- Born: Márcio-André de Sousa March 2, 1978 (age 48) Rio de Janeiro, Brazil
- Other names: Márcio-André; M-A; Sousa Haz
- Occupations: Writer, film director, performer, sound poet, theorist
- Website: www.marcioandre.com

= Márcio-André =

Brazilian writer, director, performer, and poet (born 1978)

Márcio-André de Sousa Haz (born March 2, 1978, Rio de Janeiro) is a Spanish-Brazilian writer, film director, performer, sound poet and theorist. He signs his books and performs sound poetry under his first name Márcio-André and as a film director uses Sousa Haz.

== Biography ==

Márcio-André de Sousa Haz graduated in Literature and has a master's degree in Poetics from the Federal University of Rio de Janeiro. In 2008, he received a scholarship-prize from the Brazilian National Library Foundation and, in 2009, was poet-in-residence in Monsanto, Portugal. He taught an advanced training course in creative writing and sound poetry at University of Coimbra and literary theory at the Federal University of Rio de Janeiro.

In 2007, he appeared in newspaper headlines for his suicide performance in the ghost town of Chernobyl. In his lecture-of-one-man (that he called "Conference Poetic-Radioactive of Pripyat"), Marcio-Andre remained six hours reading his poems between the ruins of the ghost-town Pripyat (Chernobyl), in the so-called Zone of Exclusion, under the deliberate risk of contamination by cesium 137 and strontium 90. After the event, he received the nickname "poeta radioativo" (radioactive poet). This performance resulted in the book Ensaios Radioativos, where he describes the experience of contamination.

==Literature==

Belonging to the so-called "Generation 00" of literature in Brazil, Marcio-Andre is an influential and relevant poet of the younger generation in Brazil and a controversial essayist. With three published books, he was chief-editor of the binational (Brazil / Portugal) Confraria Magazine (ISSN 1808-6276) and founder of Confraria do Vento. Eventually he began to write for Brazilian newspapers such as O Globo, Jornal do Brasil and Estado de Minas. As a translator, he has published texts of Gilles Yvain, Serge Pey, Gherasim Luca, Mathieu Bénézet, Paul Valéry and Hagiwara Sakutaro.

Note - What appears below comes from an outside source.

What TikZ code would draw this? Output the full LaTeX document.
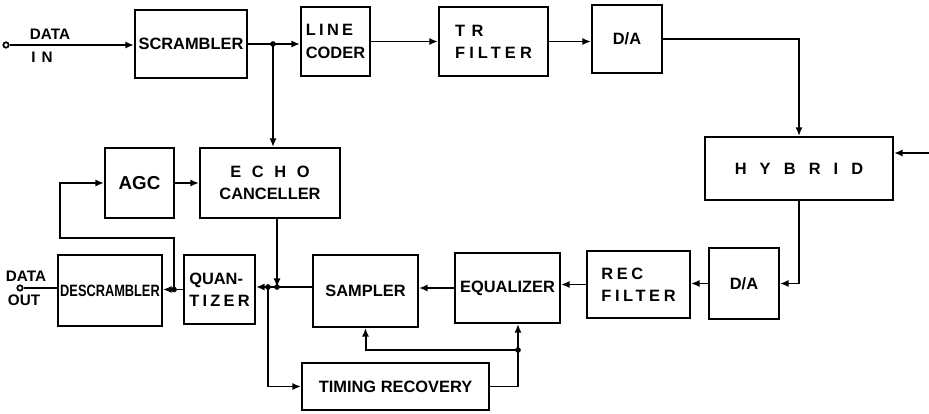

== Performance and sound poetry ==

Multimedia artist, Marcio-Andre has stood out with his research in the area of sound poetry. He held solo performances in several cities in the world, including Paris, London, Lima, Rotterdam, Buenos Aires, Lisbon and São Paulo. Between 2004 and 2007, led the group Arranjos para assobio (Arrangements for whistle) of poetic textures and experimental realities, linked with a sound research project at UFRJ, under academic advising by the philosopher Manuel Antonio de Castro. In 2009, he presented a performance with the American poet Bruce Andrews. In 2009, he has toured to Europe with his work Indivisible: polyphonic-poem for voices, violin, electronic processing, bells and whistles

In his performances, Marcio-Andre uses the computer to processing, live, harmonics sounds and percussive sounds taken from the violin and voice. From this processing, from the creation of electronic textures and from loop recordings, it overlaps sound layers and folds to create a uniform mass of texts and sounds. In his plays are noted influences from noisy music, minimalist music and Eastern music, especially by the use of Tibetan chants and modes of Noh theater. He uses, yet, abstract projections, videodances and video loops projected onto the stage and incorporates various other props in presentations.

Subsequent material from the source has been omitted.